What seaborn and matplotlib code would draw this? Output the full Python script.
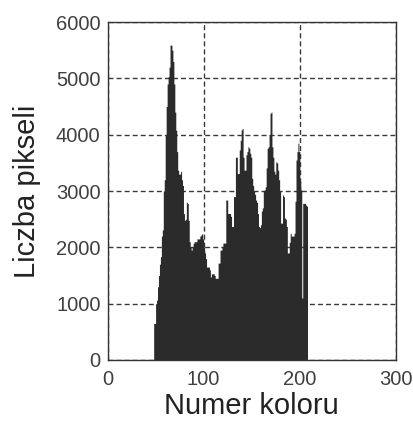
import numpy as np
import pandas as pd
import matplotlib
matplotlib.use('Agg')
import matplotlib.pyplot as plt
import seaborn as sns

# Histogram of colour indices: counts for colours 48..207 (all other bins are empty)
first_colour = 48
pixel_counts = [
    650, 650, 1000, 1065, 1300, 1500, 1700, 1835, 2200, 2310,      # 48-57
    3000, 3200, 4000, 4500, 4900, 5030, 5200, 5590, 5590, 5500,    # 58-67
    5300, 4900, 4400, 4080, 3700, 3370, 3300, 3300, 3350, 3200,    # 68-77
    3100, 2600, 2480, 2500, 2800, 2780, 2480, 2100, 2000, 1950,    # 78-87
    2000, 2070, 2100, 2100, 2100, 2150, 2150, 2150, 2200, 2220,    # 88-97
    2240, 2150, 2000, 1900, 1800, 1650, 1650, 1650, 1600, 1475,    # 98-107
    1530, 1530, 1530, 1500, 1450, 1450, 1450, 1720, 1720, 1950,    # 108-117
    1950, 2000, 2075, 2075, 2075, 2840, 2840, 2600, 2600, 2600,    # 118-127
    2550, 2370, 2370, 2900, 2900, 3600, 3600, 3310, 3310, 3730,    # 128-137
    3900, 4085, 4110, 3600, 3370, 3370, 3645, 3700, 3785, 3760,    # 138-147
    3670, 3600, 3225, 3100, 3000, 2940, 2840, 2800, 2600, 2370,    # 148-157
    2350, 2400, 2645, 2700, 3000, 3020, 3075, 3410, 3760, 3785,    # 158-167
    4000, 4380, 4400, 3785, 3600, 3350, 3300, 3515, 3500, 3370,    # 168-177
    3200, 3000, 2430, 2430, 2930, 2900, 2520, 2500, 2370, 1900,    # 178-187
    1900, 2090, 2250, 2200, 2200, 2200, 2250, 2820, 3550, 3700,    # 188-197
    3850, 3700, 3175, 3020, 1100, 2780, 2780, 2780, 2750, 2730,    # 198-207
]
colours = np.arange(first_colour, first_colour + len(pixel_counts))
df = pd.DataFrame({'colour': colours, 'count': pixel_counts})

x_ticks = [0, 100, 200, 300]
y_ticks = [0, 1000, 2000, 3000, 4000, 5000, 6000]

sns.set_style('white')
plt.rcParams['font.family'] = ['Liberation Sans', 'DejaVu Sans']

fig = plt.figure(figsize=(4.14, 4.21), dpi=100)
ax = fig.add_axes([0.2597, 0.1449, 0.6968, 0.8028])

sns.histplot(data=df, x='colour', weights='count', binwidth=1, binrange=(0, 256),
             element='step', fill=True, color='#2b2b2b', alpha=1,
             linewidth=0, ax=ax, zorder=2)

ax.set_xlim(0, 300)
ax.set_ylim(0, 6000)
ax.set_xticks(x_ticks)
ax.set_yticks(y_ticks)

# dashed grid behind the bars
ax.grid(True, color='#3a3a3a', linestyle=(0, (3.6, 2.2)), linewidth=1.0, zorder=0)
ax.set_axisbelow(True)

for s in ax.spines.values():
    s.set_color('#333333')
    s.set_linewidth(1.0)

ax.tick_params(axis='both', length=0, labelsize=14.5, labelcolor='#404040')
ax.tick_params(axis='y', pad=5)
ax.tick_params(axis='x', pad=7)

ax.set_xlabel('Numer koloru', fontsize=21, color='#222222')
ax.set_ylabel('Liczba pikseli', fontsize=21, color='#222222')
ax.xaxis.set_label_coords(0.5, -0.095)
ax.yaxis.set_label_coords(-0.232, 0.5)

fig.savefig('out.png', dpi=100)
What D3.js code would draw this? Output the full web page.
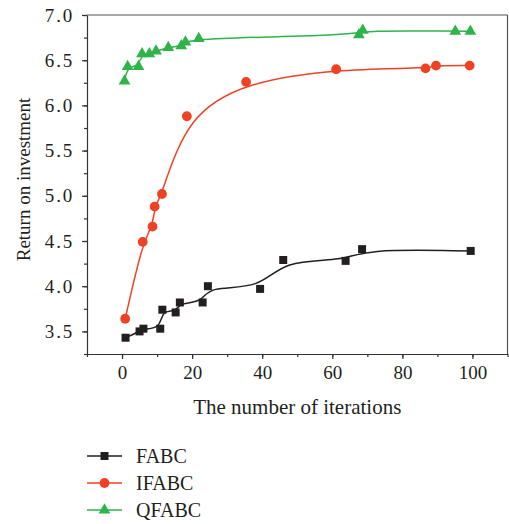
<!DOCTYPE html>
<html>
<head>
<meta charset="utf-8">
<style>
  body { margin: 0; background: #fff; }
  svg text { font-family: "Liberation Serif", "Times New Roman", serif; fill: #231f20; }
  .axis path, .axis line { stroke: #333; }
</style>
</head>
<body>
<svg id="chart" width="509" height="524"></svg>
<script src="https://cdn.jsdelivr.net/npm/d3@7"></script>
<script>
// values
var fabcX = [1, 5, 6.1, 10.9, 11.5, 15.3, 16.5, 23, 24.5, 39.4, 46, 63.8, 68.5, 99.5];
var fabcY = [3.43, 3.50, 3.53, 3.53, 3.74, 3.71, 3.82, 3.82, 4.00, 3.97, 4.29, 4.28, 4.41, 4.39];

var ifabcX = [0.9, 5.9, 8.7, 9.3, 11.4, 18.5, 35.4, 61.1, 86.6, 89.6, 99.2];
var ifabcY = [3.64, 4.49, 4.66, 4.88, 5.02, 5.88, 6.26, 6.40, 6.41, 6.44, 6.44];

var qfabcX = [0.7, 1.6, 4.7, 5.7, 7.8, 9.7, 13.2, 16.9, 18.1, 21.9, 67.6, 68.7, 95.1, 99.4];
var qfabcY = [6.27, 6.43, 6.43, 6.57, 6.57, 6.60, 6.64, 6.66, 6.70, 6.74, 6.78, 6.83, 6.82, 6.82];

var seriesNames = ["FABC", "IFABC", "QFABC"];
var xTicks = [0, 20, 40, 60, 80, 100];
var yTicks = [3.5, 4.0, 4.5, 5.0, 5.5, 6.0, 6.5, 7.0];

var series = [
  {name: seriesNames[0], xs: fabcX, ys: fabcY, color: "#231f20", shape: d3.symbolSquare, size: 64},
  {name: seriesNames[1], xs: ifabcX, ys: ifabcY, color: "#ef4123", shape: d3.symbolCircle, size: 75},
  {name: seriesNames[2], xs: qfabcX, ys: qfabcY, color: "#2fb34b", shape: d3.symbolTriangle, size: 60}
];

var svg = d3.select("#chart");
var plotL = 87, plotR = 507.5, plotT = 15, plotB = 354;

var x = d3.scaleLinear().domain([-10, 110]).range([plotL, plotR]);
var y = d3.scaleLinear().domain([3.25, 7.0]).range([plotB, plotT]);

// frame lines on top and right
svg.append("line").attr("x1", plotL).attr("x2", plotR).attr("y1", plotT).attr("y2", plotT)
  .attr("stroke", "#555").attr("stroke-width", 1.2);
svg.append("line").attr("x1", plotR).attr("x2", plotR).attr("y1", plotT).attr("y2", plotB)
  .attr("stroke", "#555").attr("stroke-width", 1.2);

// minor ticks
var gx = svg.append("g").attr("class", "axis").attr("transform", "translate(0," + plotB + ")");
gx.call(d3.axisBottom(x).tickValues(d3.range(-10, 111, 10)).tickSize(3).tickFormat(""));
gx.select(".domain").remove();
var gxm = svg.append("g").attr("class", "axis").attr("transform", "translate(0," + plotB + ")");
gxm.call(d3.axisBottom(x).tickValues(xTicks).tickSize(5).tickPadding(7).tickSizeOuter(0));
gxm.selectAll("text").attr("font-size", 19).attr("fill", "#231f20");
gxm.select(".domain").attr("stroke-width", 1.2);

var gy = svg.append("g").attr("class", "axis").attr("transform", "translate(" + plotL + ",0)");
gy.call(d3.axisLeft(y).tickValues(d3.range(3.25, 7.01, 0.25)).tickSize(3).tickFormat(""));
gy.select(".domain").remove();
var gym = svg.append("g").attr("class", "axis").attr("transform", "translate(" + plotL + ",0)");
gym.call(d3.axisLeft(y).tickValues(yTicks).tickSize(5).tickPadding(8).tickSizeOuter(0).tickFormat(d3.format(".1f")));
gym.selectAll("text").attr("font-size", 19).attr("letter-spacing", 1.8).attr("fill", "#231f20");
gym.select(".domain").attr("stroke-width", 1.2);

svg.selectAll(".axis line").attr("stroke", "#333").attr("stroke-width", 1.2);

// axis titles
svg.append("text")
  .attr("x", (plotL + plotR) / 2).attr("y", 414)
  .attr("text-anchor", "middle").attr("font-size", 21)
  .text("The number of iterations");
svg.append("text")
  .attr("transform", "translate(30," + ((plotT + plotB) / 2 - 5) + ") rotate(-90)")
  .attr("text-anchor", "middle").attr("font-size", 19)
  .text("Return on investment");

// B-spline lines and markers
var line = d3.line().curve(d3.curveBasis)
  .x(function(d) { return x(d[0]); })
  .y(function(d) { return y(d[1]); });

series.forEach(function(s) {
  var pts = s.xs.map(function(v, i) { return [v, s.ys[i]]; });
  svg.append("path")
    .datum(pts)
    .attr("d", line)
    .attr("fill", "none")
    .attr("stroke", s.color)
    .attr("stroke-width", 1.5);
  svg.append("g").selectAll("path")
    .data(pts)
    .enter().append("path")
      .attr("transform", function(d) { return "translate(" + x(d[0]) + "," + y(d[1]) + ")"; })
      .attr("d", d3.symbol().type(s.shape).size(s.size))
      .attr("fill", s.color);
});

// legend
var legend = svg.append("g").selectAll("g")
  .data(series)
  .enter().append("g")
    .attr("transform", function(d, i) { return "translate(0," + (456 + i * 27) + ")"; });
legend.append("line")
  .attr("x1", 87).attr("x2", 122)
  .attr("stroke", function(d) { return d.color; })
  .attr("stroke-width", 1.5);
legend.append("path")
  .attr("transform", "translate(104.5,0)")
  .attr("d", function(d) { return d3.symbol().type(d.shape).size(d.size)(); })
  .attr("fill", function(d) { return d.color; });
legend.append("text")
  .attr("x", 136).attr("y", 7)
  .attr("font-size", 20)
  .text(function(d) { return d.name; });
</script>
</body>
</html>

Aim of the exercise: Repeat only the lines from the beginning of the material through the line containing "import seaborn as sns", both ends kept, leaving pictures out.

Solved exercise:
What seaborn and matplotlib code would draw this? Output the full Python script.
import numpy as np
import pandas as pd
import matplotlib
matplotlib.use('Agg')
import matplotlib.pyplot as plt
import seaborn as sns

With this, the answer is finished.